A fruit fly in a lab does not sense the sunrise. There are no lengthening days, cool mornings or hot afternoons. Under typical laboratory conditions, lights are flicked on or off every 12 hours; temperature is a constant 25 °C. These are not the most natural conditions for studying the 24-hour cycles of behavior known as circadian rhythms, but they are what researchers have used for decades.

In the lab, flies have a sharp burst of activity that starts just before the lights turn on in the morning; a second burst in activity comes in the evening, just before the lights go off. Aberrations in these patterns were crucial to discovering several 'clock genes' that govern rhythms for sleep-wake-activity patterns.
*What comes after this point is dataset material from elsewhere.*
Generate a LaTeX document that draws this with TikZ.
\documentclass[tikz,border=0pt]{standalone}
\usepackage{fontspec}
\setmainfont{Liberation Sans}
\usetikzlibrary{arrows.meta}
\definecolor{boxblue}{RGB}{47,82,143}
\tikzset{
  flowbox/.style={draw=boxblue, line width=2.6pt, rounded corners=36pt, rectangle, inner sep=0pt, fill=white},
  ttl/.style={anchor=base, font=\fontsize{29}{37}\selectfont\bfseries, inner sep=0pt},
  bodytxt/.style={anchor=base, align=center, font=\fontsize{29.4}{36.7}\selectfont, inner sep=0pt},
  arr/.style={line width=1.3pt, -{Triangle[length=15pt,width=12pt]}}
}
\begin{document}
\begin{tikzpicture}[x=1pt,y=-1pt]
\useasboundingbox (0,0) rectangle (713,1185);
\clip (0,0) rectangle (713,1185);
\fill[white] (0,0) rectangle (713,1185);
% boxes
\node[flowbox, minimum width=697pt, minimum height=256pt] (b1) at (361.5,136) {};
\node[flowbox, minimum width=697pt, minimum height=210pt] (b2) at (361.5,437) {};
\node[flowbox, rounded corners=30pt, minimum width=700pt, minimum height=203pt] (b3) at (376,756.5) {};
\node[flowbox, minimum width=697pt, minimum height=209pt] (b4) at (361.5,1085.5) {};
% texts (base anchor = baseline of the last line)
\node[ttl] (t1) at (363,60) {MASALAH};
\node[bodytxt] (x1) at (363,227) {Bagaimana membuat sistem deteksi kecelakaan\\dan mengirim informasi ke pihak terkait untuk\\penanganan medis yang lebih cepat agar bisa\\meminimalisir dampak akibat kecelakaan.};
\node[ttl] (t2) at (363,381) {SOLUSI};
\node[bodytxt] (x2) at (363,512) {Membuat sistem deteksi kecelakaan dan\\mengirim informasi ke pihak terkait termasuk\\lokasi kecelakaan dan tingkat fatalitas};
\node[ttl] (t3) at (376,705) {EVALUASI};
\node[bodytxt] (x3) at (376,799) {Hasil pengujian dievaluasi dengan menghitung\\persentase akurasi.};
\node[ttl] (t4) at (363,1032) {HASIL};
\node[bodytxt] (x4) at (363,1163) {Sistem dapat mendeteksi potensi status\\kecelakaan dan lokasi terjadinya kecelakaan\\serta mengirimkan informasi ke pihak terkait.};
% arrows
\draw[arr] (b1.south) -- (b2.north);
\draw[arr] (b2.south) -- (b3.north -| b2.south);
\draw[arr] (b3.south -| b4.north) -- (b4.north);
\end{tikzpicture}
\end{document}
In light of these long-established observations, flies are thought to be adapted for activity bursts around dawn and dusk. There is even a set of neuronal clusters that determines morning activity and another that controls evening activity. But new research shows that flies living outdoors keep a different schedule.

From spring to autumn, research teams led by Rodolfo Costa at the University of Padova in Italy and Charalambos Kyriacou at the University of Leicester in the UK kept flies outdoors, where they were exposed to daily light and temperature fluctuations at 46° and 52° latitude, respectively. In addition to bursts of activity around dusk and dawn, flies maintained al fresco have a third burst, in the afternoon. More than half of the flies perked up in the afternoon at average daily temperatures of 20 °C; nearly all did at 27 °C. In fact, when total daily levels of activity were considered, less than a quarter of the flies' activity occurred around dawn and dusk. Although fruit flies have generally been labeled 'crepuscular' (meaning most active in twilight), this finding indicates that these insects would be better classified as diurnal, says Costa.

As the weather got hotter, the flies' morning burst of activity came earlier and the evening burst grew later, correlating with the lengthening days. English summer days have 3–4 hours' more daylight than the corresponding Italian days further south, but the timing of the English and Italian flies' activity was largely dependent on average temperatures. This shows, says Costa, “the dominance of temperature over photo-period in nature, a result at odds with most laboratory studies.” However, temperature is not the only factor: if flies were covered up so that they could not sense the coming dawn, their morning bursts in activity were delayed.

Some mutant flies with off-sync behavior in the lab showed regular patterns outdoors and generally behaved similarly to their wild-type counterparts. Circadian rhythms are thought to help organisms tailor activities to the most suitable times of day as well as adapt to gradual seasonal changes. Internal cues may be particularly important for regulating internal organs, whereas other activity can take its cue from external factors, says Costa. “Our study suggests that behavior, which is the brain's way of changing its environment, doesn't necessarily need to anticipate regular environmental changes; it can simply react to them.”

Flies' daily rhythms differ in lab and outdoors

Whereas temperature and twilight cues get flies up in the morning, internal clock-derived cues seem to regulate afternoon and evening behavior. The PERIOD gene affects timing of circadian rhythms: the 'long' mutants have more time between their morning and evening activity periods, whereas the 'short' mutants have less. Outdoors, both types of mutants had their morning burst of activity at the same time, but their afternoon and evening activities were different, with the 'short' mutants' activity bursts occurring earlier and 'long' mutants' bursts occurring later.

Costa's team was able to replicate patterns observed under outdoor conditions in the laboratory by simulating natural daylight and temperature variations, but doing so was difficult. An electronics whiz designed a panel of programmable white-light LEDs that can vary light intensity over six or more orders of magnitude. Also, if the temperature changes were not very smooth, the flies' behavior was affected.

Experiments in animal behavior could benefit from conditions closer to animals' natural environments, says Costa. Not only will these adjustments provide better interpretation of what behaviors are adaptive, they could also improve animal welfare. “The results of our experiments could help make animals' environments healthier and more comfortable through simple measures like changing light levels and temperatures gradually.”